OBJECTIVE:
Transcribe the material word for word, but without the images.

::: INPUT RECORDS

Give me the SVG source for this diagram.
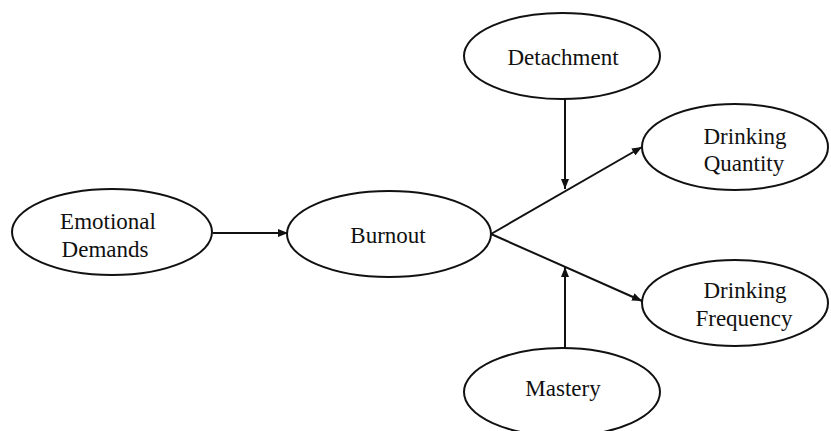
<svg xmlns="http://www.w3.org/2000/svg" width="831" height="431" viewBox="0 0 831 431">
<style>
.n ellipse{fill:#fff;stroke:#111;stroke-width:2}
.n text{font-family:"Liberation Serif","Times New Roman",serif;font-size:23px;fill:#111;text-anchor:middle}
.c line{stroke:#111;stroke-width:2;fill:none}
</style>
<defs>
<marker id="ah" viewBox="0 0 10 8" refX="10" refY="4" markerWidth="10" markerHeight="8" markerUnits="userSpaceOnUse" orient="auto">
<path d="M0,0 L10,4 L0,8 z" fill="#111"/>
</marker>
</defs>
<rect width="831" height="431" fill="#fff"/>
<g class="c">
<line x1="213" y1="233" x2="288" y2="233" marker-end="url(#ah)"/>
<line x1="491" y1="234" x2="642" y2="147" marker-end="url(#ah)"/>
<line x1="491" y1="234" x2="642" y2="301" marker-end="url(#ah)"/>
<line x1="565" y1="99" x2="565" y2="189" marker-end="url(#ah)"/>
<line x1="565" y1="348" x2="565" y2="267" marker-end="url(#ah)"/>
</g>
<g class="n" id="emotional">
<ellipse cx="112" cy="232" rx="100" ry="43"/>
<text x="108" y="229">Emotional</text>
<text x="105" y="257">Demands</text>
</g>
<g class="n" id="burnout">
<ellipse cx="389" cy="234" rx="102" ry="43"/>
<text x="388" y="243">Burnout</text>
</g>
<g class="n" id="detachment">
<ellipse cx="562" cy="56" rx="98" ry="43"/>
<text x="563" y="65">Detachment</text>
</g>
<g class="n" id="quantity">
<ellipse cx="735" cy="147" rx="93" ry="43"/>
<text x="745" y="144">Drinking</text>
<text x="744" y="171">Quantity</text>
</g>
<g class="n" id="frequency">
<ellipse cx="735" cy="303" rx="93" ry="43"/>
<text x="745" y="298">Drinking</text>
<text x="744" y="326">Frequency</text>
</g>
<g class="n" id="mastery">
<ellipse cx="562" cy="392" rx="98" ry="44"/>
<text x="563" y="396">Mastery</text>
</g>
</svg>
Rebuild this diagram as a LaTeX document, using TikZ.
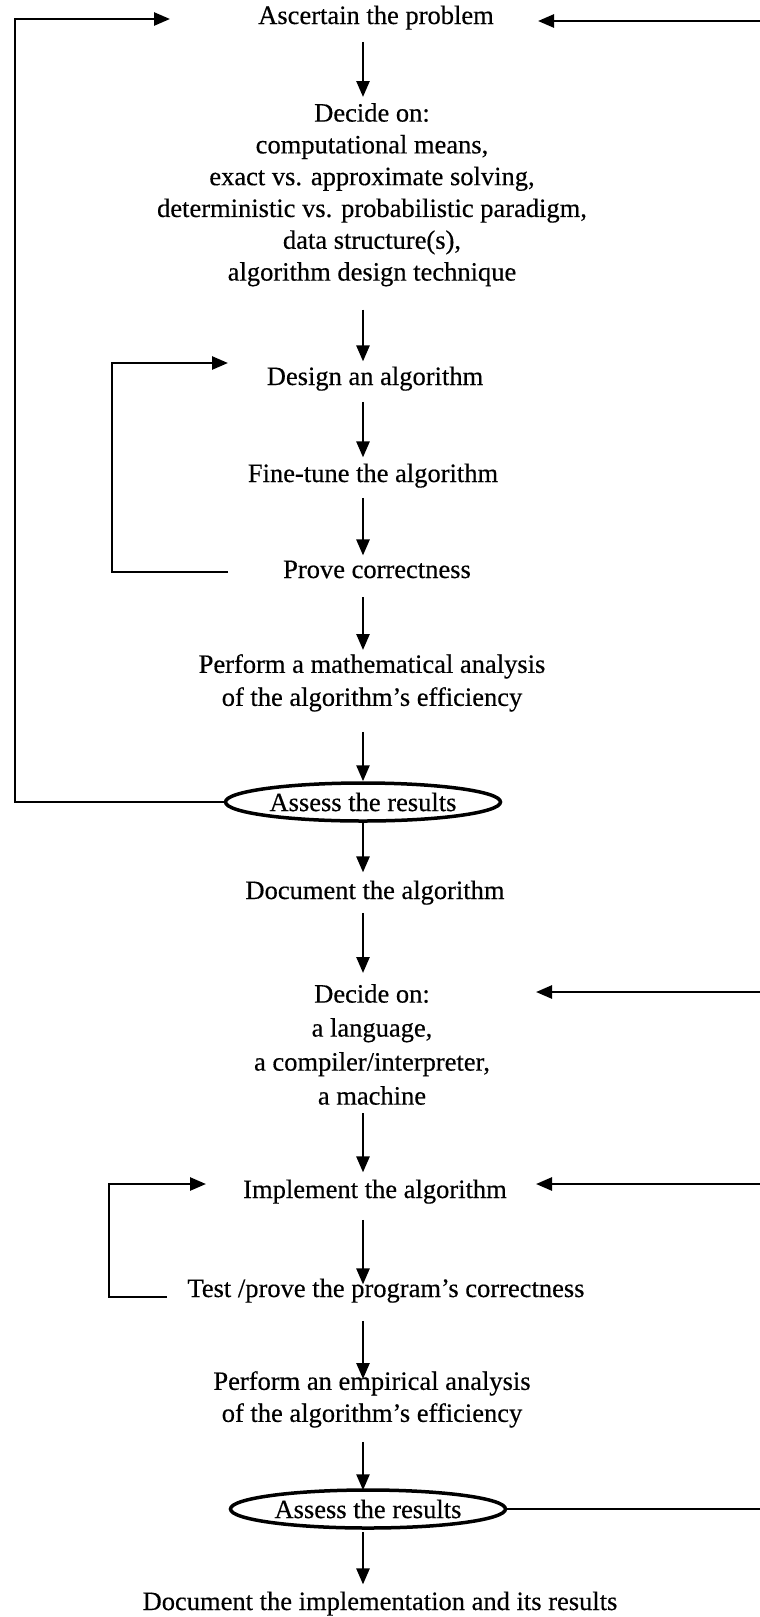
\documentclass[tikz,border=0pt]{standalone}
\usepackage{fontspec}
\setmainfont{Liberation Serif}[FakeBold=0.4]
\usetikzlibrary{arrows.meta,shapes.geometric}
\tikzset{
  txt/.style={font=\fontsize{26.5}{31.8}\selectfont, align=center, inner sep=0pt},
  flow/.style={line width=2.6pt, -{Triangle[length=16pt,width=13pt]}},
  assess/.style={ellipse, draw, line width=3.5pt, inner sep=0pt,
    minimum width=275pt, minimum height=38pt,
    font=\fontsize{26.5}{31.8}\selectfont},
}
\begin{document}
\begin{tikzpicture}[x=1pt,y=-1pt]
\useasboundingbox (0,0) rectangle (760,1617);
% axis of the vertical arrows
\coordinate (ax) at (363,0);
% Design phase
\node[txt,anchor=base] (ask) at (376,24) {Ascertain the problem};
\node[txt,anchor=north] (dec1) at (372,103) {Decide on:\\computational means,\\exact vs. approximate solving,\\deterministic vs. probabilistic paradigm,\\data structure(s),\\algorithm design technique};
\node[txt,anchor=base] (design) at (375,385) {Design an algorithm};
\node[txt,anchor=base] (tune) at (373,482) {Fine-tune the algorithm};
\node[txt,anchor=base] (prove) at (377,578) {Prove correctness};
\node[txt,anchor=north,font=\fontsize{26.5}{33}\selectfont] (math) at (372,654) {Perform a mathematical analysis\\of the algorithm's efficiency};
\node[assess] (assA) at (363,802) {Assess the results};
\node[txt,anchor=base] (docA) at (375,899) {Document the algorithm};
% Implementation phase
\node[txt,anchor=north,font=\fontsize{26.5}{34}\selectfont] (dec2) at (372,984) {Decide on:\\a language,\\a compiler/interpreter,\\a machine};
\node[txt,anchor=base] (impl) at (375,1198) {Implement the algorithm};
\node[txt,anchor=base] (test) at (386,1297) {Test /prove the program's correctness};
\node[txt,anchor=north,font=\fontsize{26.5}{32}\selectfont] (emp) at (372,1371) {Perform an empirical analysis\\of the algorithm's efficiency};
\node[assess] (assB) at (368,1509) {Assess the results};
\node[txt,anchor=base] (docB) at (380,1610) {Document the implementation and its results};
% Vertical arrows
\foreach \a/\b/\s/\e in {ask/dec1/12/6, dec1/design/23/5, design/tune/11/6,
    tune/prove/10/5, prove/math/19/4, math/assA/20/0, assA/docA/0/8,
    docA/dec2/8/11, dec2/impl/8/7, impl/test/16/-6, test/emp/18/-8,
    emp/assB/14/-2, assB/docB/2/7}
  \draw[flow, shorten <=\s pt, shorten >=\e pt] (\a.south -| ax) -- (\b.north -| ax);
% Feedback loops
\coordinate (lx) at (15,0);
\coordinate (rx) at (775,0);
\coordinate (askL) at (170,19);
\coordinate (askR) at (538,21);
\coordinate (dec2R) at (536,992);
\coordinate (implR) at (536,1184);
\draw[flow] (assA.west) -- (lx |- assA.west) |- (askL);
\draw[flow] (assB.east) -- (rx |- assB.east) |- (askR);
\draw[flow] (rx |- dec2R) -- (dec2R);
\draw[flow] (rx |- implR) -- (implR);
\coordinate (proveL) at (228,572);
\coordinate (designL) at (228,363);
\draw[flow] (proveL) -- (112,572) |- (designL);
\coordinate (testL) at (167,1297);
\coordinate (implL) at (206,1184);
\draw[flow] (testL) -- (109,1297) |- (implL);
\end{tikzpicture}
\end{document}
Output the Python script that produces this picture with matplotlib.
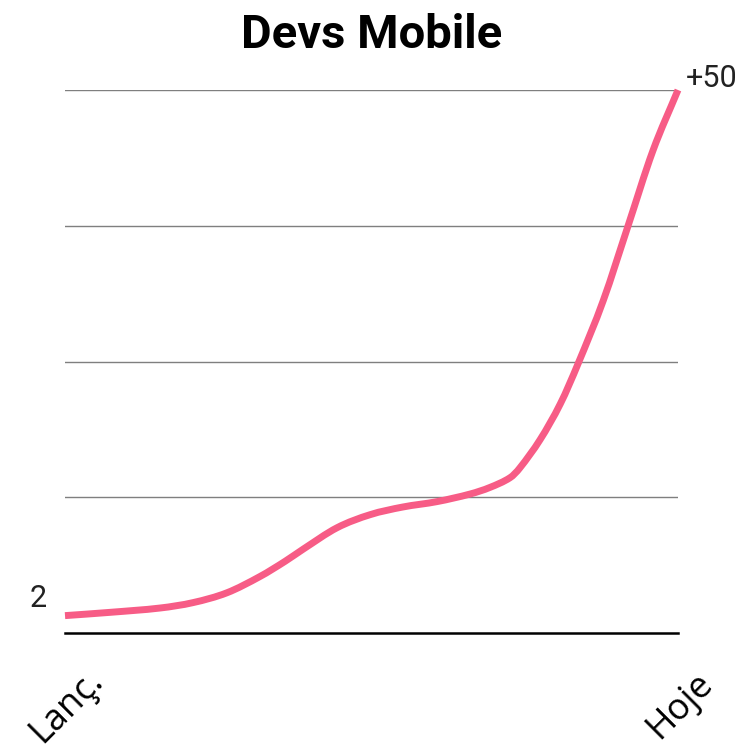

::::::

RESULT OF THE EXERCISE:
Give me the SVG source for this diagram.
<svg xmlns="http://www.w3.org/2000/svg" width="831" height="431" viewBox="0 0 831 431">
<style>
.n ellipse{fill:#fff;stroke:#111;stroke-width:2}
.n text{font-family:"Liberation Serif","Times New Roman",serif;font-size:23px;fill:#111;text-anchor:middle}
.c line{stroke:#111;stroke-width:2;fill:none}
</style>
<defs>
<marker id="ah" viewBox="0 0 10 8" refX="10" refY="4" markerWidth="10" markerHeight="8" markerUnits="userSpaceOnUse" orient="auto">
<path d="M0,0 L10,4 L0,8 z" fill="#111"/>
</marker>
</defs>
<rect width="831" height="431" fill="#fff"/>
<g class="c">
<line x1="213" y1="233" x2="288" y2="233" marker-end="url(#ah)"/>
<line x1="491" y1="234" x2="642" y2="147" marker-end="url(#ah)"/>
<line x1="491" y1="234" x2="642" y2="301" marker-end="url(#ah)"/>
<line x1="565" y1="99" x2="565" y2="189" marker-end="url(#ah)"/>
<line x1="565" y1="348" x2="565" y2="267" marker-end="url(#ah)"/>
</g>
<g class="n" id="emotional">
<ellipse cx="112" cy="232" rx="100" ry="43"/>
<text x="108" y="229">Emotional</text>
<text x="105" y="257">Demands</text>
</g>
<g class="n" id="burnout">
<ellipse cx="389" cy="234" rx="102" ry="43"/>
<text x="388" y="243">Burnout</text>
</g>
<g class="n" id="detachment">
<ellipse cx="562" cy="56" rx="98" ry="43"/>
<text x="563" y="65">Detachment</text>
</g>
<g class="n" id="quantity">
<ellipse cx="735" cy="147" rx="93" ry="43"/>
<text x="745" y="144">Drinking</text>
<text x="744" y="171">Quantity</text>
</g>
<g class="n" id="frequency">
<ellipse cx="735" cy="303" rx="93" ry="43"/>
<text x="745" y="298">Drinking</text>
<text x="744" y="326">Frequency</text>
</g>
<g class="n" id="mastery">
<ellipse cx="562" cy="392" rx="98" ry="44"/>
<text x="563" y="396">Mastery</text>
</g>
</svg>
Rebuild this diagram as a LaTeX document, using TikZ.
\documentclass[tikz,border=0pt]{standalone}
\usepackage{fontspec}
\setmainfont{Liberation Serif}[FakeBold=0.4]
\usetikzlibrary{arrows.meta,shapes.geometric}
\tikzset{
  txt/.style={font=\fontsize{26.5}{31.8}\selectfont, align=center, inner sep=0pt},
  flow/.style={line width=2.6pt, -{Triangle[length=16pt,width=13pt]}},
  assess/.style={ellipse, draw, line width=3.5pt, inner sep=0pt,
    minimum width=275pt, minimum height=38pt,
    font=\fontsize{26.5}{31.8}\selectfont},
}
\begin{document}
\begin{tikzpicture}[x=1pt,y=-1pt]
\useasboundingbox (0,0) rectangle (760,1617);
% axis of the vertical arrows
\coordinate (ax) at (363,0);
% Design phase
\node[txt,anchor=base] (ask) at (376,24) {Ascertain the problem};
\node[txt,anchor=north] (dec1) at (372,103) {Decide on:\\computational means,\\exact vs. approximate solving,\\deterministic vs. probabilistic paradigm,\\data structure(s),\\algorithm design technique};
\node[txt,anchor=base] (design) at (375,385) {Design an algorithm};
\node[txt,anchor=base] (tune) at (373,482) {Fine-tune the algorithm};
\node[txt,anchor=base] (prove) at (377,578) {Prove correctness};
\node[txt,anchor=north,font=\fontsize{26.5}{33}\selectfont] (math) at (372,654) {Perform a mathematical analysis\\of the algorithm's efficiency};
\node[assess] (assA) at (363,802) {Assess the results};
\node[txt,anchor=base] (docA) at (375,899) {Document the algorithm};
% Implementation phase
\node[txt,anchor=north,font=\fontsize{26.5}{34}\selectfont] (dec2) at (372,984) {Decide on:\\a language,\\a compiler/interpreter,\\a machine};
\node[txt,anchor=base] (impl) at (375,1198) {Implement the algorithm};
\node[txt,anchor=base] (test) at (386,1297) {Test /prove the program's correctness};
\node[txt,anchor=north,font=\fontsize{26.5}{32}\selectfont] (emp) at (372,1371) {Perform an empirical analysis\\of the algorithm's efficiency};
\node[assess] (assB) at (368,1509) {Assess the results};
\node[txt,anchor=base] (docB) at (380,1610) {Document the implementation and its results};
% Vertical arrows
\foreach \a/\b/\s/\e in {ask/dec1/12/6, dec1/design/23/5, design/tune/11/6,
    tune/prove/10/5, prove/math/19/4, math/assA/20/0, assA/docA/0/8,
    docA/dec2/8/11, dec2/impl/8/7, impl/test/16/-6, test/emp/18/-8,
    emp/assB/14/-2, assB/docB/2/7}
  \draw[flow, shorten <=\s pt, shorten >=\e pt] (\a.south -| ax) -- (\b.north -| ax);
% Feedback loops
\coordinate (lx) at (15,0);
\coordinate (rx) at (775,0);
\coordinate (askL) at (170,19);
\coordinate (askR) at (538,21);
\coordinate (dec2R) at (536,992);
\coordinate (implR) at (536,1184);
\draw[flow] (assA.west) -- (lx |- assA.west) |- (askL);
\draw[flow] (assB.east) -- (rx |- assB.east) |- (askR);
\draw[flow] (rx |- dec2R) -- (dec2R);
\draw[flow] (rx |- implR) -- (implR);
\coordinate (proveL) at (228,572);
\coordinate (designL) at (228,363);
\draw[flow] (proveL) -- (112,572) |- (designL);
\coordinate (testL) at (167,1297);
\coordinate (implL) at (206,1184);
\draw[flow] (testL) -- (109,1297) |- (implL);
\end{tikzpicture}
\end{document}
Output the Python script that produces this picture with matplotlib.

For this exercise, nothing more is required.